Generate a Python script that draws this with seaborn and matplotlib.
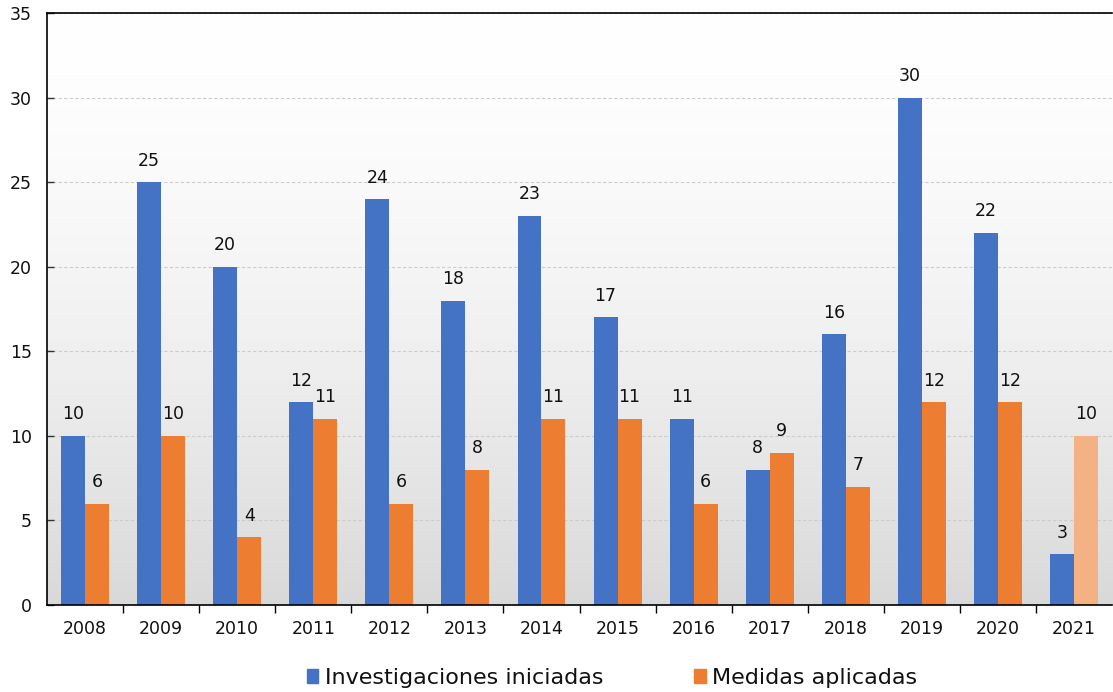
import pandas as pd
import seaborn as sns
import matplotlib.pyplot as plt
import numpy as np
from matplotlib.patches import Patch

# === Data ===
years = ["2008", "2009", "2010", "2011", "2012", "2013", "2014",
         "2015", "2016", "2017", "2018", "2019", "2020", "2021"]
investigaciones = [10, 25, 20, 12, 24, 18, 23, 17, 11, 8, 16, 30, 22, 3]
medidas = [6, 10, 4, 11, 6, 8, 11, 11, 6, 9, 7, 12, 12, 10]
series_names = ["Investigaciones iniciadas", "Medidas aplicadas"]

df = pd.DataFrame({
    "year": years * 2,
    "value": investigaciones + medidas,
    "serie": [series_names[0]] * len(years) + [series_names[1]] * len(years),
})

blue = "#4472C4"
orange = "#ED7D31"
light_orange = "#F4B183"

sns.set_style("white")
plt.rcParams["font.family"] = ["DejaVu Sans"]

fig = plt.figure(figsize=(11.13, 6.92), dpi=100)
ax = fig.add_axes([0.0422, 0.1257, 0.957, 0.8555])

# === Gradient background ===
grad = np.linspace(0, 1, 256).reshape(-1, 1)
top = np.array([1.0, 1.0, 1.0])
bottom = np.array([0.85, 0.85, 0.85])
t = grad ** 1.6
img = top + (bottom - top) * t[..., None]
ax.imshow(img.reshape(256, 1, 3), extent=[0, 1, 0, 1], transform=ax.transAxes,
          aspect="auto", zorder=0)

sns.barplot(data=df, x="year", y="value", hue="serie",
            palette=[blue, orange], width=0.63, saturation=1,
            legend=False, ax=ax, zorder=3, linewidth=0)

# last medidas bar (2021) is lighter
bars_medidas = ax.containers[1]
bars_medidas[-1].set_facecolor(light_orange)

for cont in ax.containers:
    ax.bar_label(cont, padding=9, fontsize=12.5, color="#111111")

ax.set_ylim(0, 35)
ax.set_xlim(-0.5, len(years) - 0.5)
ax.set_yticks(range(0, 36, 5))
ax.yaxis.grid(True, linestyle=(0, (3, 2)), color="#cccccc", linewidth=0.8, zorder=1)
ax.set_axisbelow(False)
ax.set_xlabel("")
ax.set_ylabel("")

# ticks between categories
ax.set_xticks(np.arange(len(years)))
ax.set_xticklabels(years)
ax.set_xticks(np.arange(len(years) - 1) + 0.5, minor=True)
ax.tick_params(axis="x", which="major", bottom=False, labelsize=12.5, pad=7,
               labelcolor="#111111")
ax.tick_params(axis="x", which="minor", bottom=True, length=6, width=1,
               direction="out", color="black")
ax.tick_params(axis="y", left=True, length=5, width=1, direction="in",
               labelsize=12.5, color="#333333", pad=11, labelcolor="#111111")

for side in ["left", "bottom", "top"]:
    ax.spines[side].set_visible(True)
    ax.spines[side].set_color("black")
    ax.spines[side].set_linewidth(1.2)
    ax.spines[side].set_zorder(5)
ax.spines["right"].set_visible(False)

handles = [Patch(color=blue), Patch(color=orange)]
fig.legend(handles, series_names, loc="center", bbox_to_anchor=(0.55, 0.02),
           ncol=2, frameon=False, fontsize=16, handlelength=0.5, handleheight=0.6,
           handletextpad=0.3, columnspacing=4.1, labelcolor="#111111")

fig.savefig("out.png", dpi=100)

....................

> **Given instruction**
Identify and copy the lines holding the word "matplotlib".

> **Task result**
Generate a Python script that draws this with seaborn and matplotlib.
import matplotlib.pyplot as plt
from matplotlib.patches import Patch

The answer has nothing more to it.